DIRECTION:
Repeat all of the records verbatim.

PROVIDED INFORMATION:

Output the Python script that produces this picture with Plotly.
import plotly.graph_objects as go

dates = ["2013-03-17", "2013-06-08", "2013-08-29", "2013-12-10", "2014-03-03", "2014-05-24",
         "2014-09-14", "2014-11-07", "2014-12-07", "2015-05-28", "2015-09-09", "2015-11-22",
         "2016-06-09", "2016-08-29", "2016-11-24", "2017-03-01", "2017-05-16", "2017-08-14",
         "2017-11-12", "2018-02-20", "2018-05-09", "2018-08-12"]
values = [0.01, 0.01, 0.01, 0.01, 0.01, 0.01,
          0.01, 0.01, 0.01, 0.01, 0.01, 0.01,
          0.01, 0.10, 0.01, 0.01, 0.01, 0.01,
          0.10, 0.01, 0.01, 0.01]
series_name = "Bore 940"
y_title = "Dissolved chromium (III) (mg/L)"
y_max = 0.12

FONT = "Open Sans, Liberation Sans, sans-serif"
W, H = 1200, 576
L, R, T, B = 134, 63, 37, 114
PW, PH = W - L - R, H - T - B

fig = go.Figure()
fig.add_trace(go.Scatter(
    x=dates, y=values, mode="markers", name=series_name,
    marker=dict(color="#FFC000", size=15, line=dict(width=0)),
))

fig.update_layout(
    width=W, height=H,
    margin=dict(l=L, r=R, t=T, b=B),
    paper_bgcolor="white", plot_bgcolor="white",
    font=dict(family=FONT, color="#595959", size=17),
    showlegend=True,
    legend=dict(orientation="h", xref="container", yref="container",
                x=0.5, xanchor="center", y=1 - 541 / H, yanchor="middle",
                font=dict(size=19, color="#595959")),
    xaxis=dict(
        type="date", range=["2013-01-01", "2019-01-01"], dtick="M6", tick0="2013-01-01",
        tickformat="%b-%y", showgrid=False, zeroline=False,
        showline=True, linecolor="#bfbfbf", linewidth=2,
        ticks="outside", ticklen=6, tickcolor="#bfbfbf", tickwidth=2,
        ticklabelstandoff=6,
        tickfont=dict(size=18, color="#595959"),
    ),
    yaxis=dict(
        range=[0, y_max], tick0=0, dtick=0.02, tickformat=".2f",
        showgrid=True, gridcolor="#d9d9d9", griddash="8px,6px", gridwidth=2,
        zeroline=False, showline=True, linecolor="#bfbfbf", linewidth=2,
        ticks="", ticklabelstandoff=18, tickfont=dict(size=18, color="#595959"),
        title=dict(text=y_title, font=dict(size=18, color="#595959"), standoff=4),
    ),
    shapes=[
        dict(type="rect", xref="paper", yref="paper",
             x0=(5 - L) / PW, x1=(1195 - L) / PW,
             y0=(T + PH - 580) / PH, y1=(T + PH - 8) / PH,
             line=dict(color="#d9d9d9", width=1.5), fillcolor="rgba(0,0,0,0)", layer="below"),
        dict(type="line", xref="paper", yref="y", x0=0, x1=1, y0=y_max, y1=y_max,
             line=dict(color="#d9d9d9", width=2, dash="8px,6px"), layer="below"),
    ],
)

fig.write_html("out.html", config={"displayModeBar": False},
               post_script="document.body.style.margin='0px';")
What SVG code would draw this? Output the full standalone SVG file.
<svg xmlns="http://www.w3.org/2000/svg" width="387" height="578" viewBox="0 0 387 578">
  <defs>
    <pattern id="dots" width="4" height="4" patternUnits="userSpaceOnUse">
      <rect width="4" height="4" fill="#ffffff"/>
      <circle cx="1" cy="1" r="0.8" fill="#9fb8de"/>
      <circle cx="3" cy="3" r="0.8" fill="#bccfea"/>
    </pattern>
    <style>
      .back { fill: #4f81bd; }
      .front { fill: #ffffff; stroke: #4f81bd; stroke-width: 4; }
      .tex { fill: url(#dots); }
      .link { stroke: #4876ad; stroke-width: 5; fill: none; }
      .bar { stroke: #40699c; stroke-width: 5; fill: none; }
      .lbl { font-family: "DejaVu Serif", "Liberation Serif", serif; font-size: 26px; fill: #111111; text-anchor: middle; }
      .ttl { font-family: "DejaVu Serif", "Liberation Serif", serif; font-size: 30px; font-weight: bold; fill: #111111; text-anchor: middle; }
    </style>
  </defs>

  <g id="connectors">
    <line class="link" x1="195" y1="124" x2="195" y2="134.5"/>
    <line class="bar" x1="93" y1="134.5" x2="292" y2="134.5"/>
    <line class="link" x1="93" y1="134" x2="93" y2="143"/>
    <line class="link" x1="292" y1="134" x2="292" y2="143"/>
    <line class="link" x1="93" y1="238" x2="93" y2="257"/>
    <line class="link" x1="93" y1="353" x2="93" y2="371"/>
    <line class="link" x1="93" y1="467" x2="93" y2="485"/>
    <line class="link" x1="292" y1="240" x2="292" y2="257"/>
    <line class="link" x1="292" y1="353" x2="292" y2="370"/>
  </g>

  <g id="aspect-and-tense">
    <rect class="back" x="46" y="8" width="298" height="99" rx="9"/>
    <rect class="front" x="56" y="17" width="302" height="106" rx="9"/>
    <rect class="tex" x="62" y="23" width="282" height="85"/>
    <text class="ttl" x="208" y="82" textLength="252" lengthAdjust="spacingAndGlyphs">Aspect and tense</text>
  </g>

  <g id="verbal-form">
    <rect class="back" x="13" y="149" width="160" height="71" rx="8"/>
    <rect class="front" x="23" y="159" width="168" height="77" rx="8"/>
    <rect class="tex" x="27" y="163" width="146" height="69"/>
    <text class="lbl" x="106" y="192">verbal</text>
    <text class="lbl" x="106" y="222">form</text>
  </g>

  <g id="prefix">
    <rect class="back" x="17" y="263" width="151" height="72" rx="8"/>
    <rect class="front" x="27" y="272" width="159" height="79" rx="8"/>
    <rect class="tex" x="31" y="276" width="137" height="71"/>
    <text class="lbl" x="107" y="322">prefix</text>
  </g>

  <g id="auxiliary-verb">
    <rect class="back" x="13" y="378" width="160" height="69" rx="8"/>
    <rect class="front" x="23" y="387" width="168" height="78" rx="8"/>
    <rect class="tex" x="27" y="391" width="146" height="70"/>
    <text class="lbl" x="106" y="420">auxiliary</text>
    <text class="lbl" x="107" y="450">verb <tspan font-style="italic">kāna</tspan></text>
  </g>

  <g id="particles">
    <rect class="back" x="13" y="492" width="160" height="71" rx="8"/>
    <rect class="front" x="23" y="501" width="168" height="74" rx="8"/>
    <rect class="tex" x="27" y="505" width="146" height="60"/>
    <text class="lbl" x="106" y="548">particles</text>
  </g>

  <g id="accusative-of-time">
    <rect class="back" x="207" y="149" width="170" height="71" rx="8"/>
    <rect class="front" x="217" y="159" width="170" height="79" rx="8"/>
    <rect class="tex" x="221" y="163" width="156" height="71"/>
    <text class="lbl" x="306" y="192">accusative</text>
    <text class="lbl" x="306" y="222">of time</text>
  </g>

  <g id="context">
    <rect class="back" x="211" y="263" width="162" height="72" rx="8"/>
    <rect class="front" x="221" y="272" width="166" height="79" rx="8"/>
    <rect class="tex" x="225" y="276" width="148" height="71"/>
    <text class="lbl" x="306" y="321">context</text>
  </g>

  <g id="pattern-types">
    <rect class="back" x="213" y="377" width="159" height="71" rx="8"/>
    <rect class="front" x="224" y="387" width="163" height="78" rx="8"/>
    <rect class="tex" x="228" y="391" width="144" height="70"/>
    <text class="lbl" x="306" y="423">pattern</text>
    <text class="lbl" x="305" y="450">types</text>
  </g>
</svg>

EXERCISE SOLUTION:
Output the Python script that produces this picture with Plotly.
import plotly.graph_objects as go

dates = ["2013-03-17", "2013-06-08", "2013-08-29", "2013-12-10", "2014-03-03", "2014-05-24",
         "2014-09-14", "2014-11-07", "2014-12-07", "2015-05-28", "2015-09-09", "2015-11-22",
         "2016-06-09", "2016-08-29", "2016-11-24", "2017-03-01", "2017-05-16", "2017-08-14",
         "2017-11-12", "2018-02-20", "2018-05-09", "2018-08-12"]
values = [0.01, 0.01, 0.01, 0.01, 0.01, 0.01,
          0.01, 0.01, 0.01, 0.01, 0.01, 0.01,
          0.01, 0.10, 0.01, 0.01, 0.01, 0.01,
          0.10, 0.01, 0.01, 0.01]
series_name = "Bore 940"
y_title = "Dissolved chromium (III) (mg/L)"
y_max = 0.12

FONT = "Open Sans, Liberation Sans, sans-serif"
W, H = 1200, 576
L, R, T, B = 134, 63, 37, 114
PW, PH = W - L - R, H - T - B

fig = go.Figure()
fig.add_trace(go.Scatter(
    x=dates, y=values, mode="markers", name=series_name,
    marker=dict(color="#FFC000", size=15, line=dict(width=0)),
))

fig.update_layout(
    width=W, height=H,
    margin=dict(l=L, r=R, t=T, b=B),
    paper_bgcolor="white", plot_bgcolor="white",
    font=dict(family=FONT, color="#595959", size=17),
    showlegend=True,
    legend=dict(orientation="h", xref="container", yref="container",
                x=0.5, xanchor="center", y=1 - 541 / H, yanchor="middle",
                font=dict(size=19, color="#595959")),
    xaxis=dict(
        type="date", range=["2013-01-01", "2019-01-01"], dtick="M6", tick0="2013-01-01",
        tickformat="%b-%y", showgrid=False, zeroline=False,
        showline=True, linecolor="#bfbfbf", linewidth=2,
        ticks="outside", ticklen=6, tickcolor="#bfbfbf", tickwidth=2,
        ticklabelstandoff=6,
        tickfont=dict(size=18, color="#595959"),
    ),
    yaxis=dict(
        range=[0, y_max], tick0=0, dtick=0.02, tickformat=".2f",
        showgrid=True, gridcolor="#d9d9d9", griddash="8px,6px", gridwidth=2,
        zeroline=False, showline=True, linecolor="#bfbfbf", linewidth=2,
        ticks="", ticklabelstandoff=18, tickfont=dict(size=18, color="#595959"),
        title=dict(text=y_title, font=dict(size=18, color="#595959"), standoff=4),
    ),
    shapes=[
        dict(type="rect", xref="paper", yref="paper",
             x0=(5 - L) / PW, x1=(1195 - L) / PW,
             y0=(T + PH - 580) / PH, y1=(T + PH - 8) / PH,
             line=dict(color="#d9d9d9", width=1.5), fillcolor="rgba(0,0,0,0)", layer="below"),
        dict(type="line", xref="paper", yref="y", x0=0, x1=1, y0=y_max, y1=y_max,
             line=dict(color="#d9d9d9", width=2, dash="8px,6px"), layer="below"),
    ],
)

fig.write_html("out.html", config={"displayModeBar": False},
               post_script="document.body.style.margin='0px';")
What SVG code would draw this? Output the full standalone SVG file.
<svg xmlns="http://www.w3.org/2000/svg" width="387" height="578" viewBox="0 0 387 578">
  <defs>
    <pattern id="dots" width="4" height="4" patternUnits="userSpaceOnUse">
      <rect width="4" height="4" fill="#ffffff"/>
      <circle cx="1" cy="1" r="0.8" fill="#9fb8de"/>
      <circle cx="3" cy="3" r="0.8" fill="#bccfea"/>
    </pattern>
    <style>
      .back { fill: #4f81bd; }
      .front { fill: #ffffff; stroke: #4f81bd; stroke-width: 4; }
      .tex { fill: url(#dots); }
      .link { stroke: #4876ad; stroke-width: 5; fill: none; }
      .bar { stroke: #40699c; stroke-width: 5; fill: none; }
      .lbl { font-family: "DejaVu Serif", "Liberation Serif", serif; font-size: 26px; fill: #111111; text-anchor: middle; }
      .ttl { font-family: "DejaVu Serif", "Liberation Serif", serif; font-size: 30px; font-weight: bold; fill: #111111; text-anchor: middle; }
    </style>
  </defs>

  <g id="connectors">
    <line class="link" x1="195" y1="124" x2="195" y2="134.5"/>
    <line class="bar" x1="93" y1="134.5" x2="292" y2="134.5"/>
    <line class="link" x1="93" y1="134" x2="93" y2="143"/>
    <line class="link" x1="292" y1="134" x2="292" y2="143"/>
    <line class="link" x1="93" y1="238" x2="93" y2="257"/>
    <line class="link" x1="93" y1="353" x2="93" y2="371"/>
    <line class="link" x1="93" y1="467" x2="93" y2="485"/>
    <line class="link" x1="292" y1="240" x2="292" y2="257"/>
    <line class="link" x1="292" y1="353" x2="292" y2="370"/>
  </g>

  <g id="aspect-and-tense">
    <rect class="back" x="46" y="8" width="298" height="99" rx="9"/>
    <rect class="front" x="56" y="17" width="302" height="106" rx="9"/>
    <rect class="tex" x="62" y="23" width="282" height="85"/>
    <text class="ttl" x="208" y="82" textLength="252" lengthAdjust="spacingAndGlyphs">Aspect and tense</text>
  </g>

  <g id="verbal-form">
    <rect class="back" x="13" y="149" width="160" height="71" rx="8"/>
    <rect class="front" x="23" y="159" width="168" height="77" rx="8"/>
    <rect class="tex" x="27" y="163" width="146" height="69"/>
    <text class="lbl" x="106" y="192">verbal</text>
    <text class="lbl" x="106" y="222">form</text>
  </g>

  <g id="prefix">
    <rect class="back" x="17" y="263" width="151" height="72" rx="8"/>
    <rect class="front" x="27" y="272" width="159" height="79" rx="8"/>
    <rect class="tex" x="31" y="276" width="137" height="71"/>
    <text class="lbl" x="107" y="322">prefix</text>
  </g>

  <g id="auxiliary-verb">
    <rect class="back" x="13" y="378" width="160" height="69" rx="8"/>
    <rect class="front" x="23" y="387" width="168" height="78" rx="8"/>
    <rect class="tex" x="27" y="391" width="146" height="70"/>
    <text class="lbl" x="106" y="420">auxiliary</text>
    <text class="lbl" x="107" y="450">verb <tspan font-style="italic">kāna</tspan></text>
  </g>

  <g id="particles">
    <rect class="back" x="13" y="492" width="160" height="71" rx="8"/>
    <rect class="front" x="23" y="501" width="168" height="74" rx="8"/>
    <rect class="tex" x="27" y="505" width="146" height="60"/>
    <text class="lbl" x="106" y="548">particles</text>
  </g>

  <g id="accusative-of-time">
    <rect class="back" x="207" y="149" width="170" height="71" rx="8"/>
    <rect class="front" x="217" y="159" width="170" height="79" rx="8"/>
    <rect class="tex" x="221" y="163" width="156" height="71"/>
    <text class="lbl" x="306" y="192">accusative</text>
    <text class="lbl" x="306" y="222">of time</text>
  </g>

  <g id="context">
    <rect class="back" x="211" y="263" width="162" height="72" rx="8"/>
    <rect class="front" x="221" y="272" width="166" height="79" rx="8"/>
    <rect class="tex" x="225" y="276" width="148" height="71"/>
    <text class="lbl" x="306" y="321">context</text>
  </g>

  <g id="pattern-types">
    <rect class="back" x="213" y="377" width="159" height="71" rx="8"/>
    <rect class="front" x="224" y="387" width="163" height="78" rx="8"/>
    <rect class="tex" x="228" y="391" width="144" height="70"/>
    <text class="lbl" x="306" y="423">pattern</text>
    <text class="lbl" x="305" y="450">types</text>
  </g>
</svg>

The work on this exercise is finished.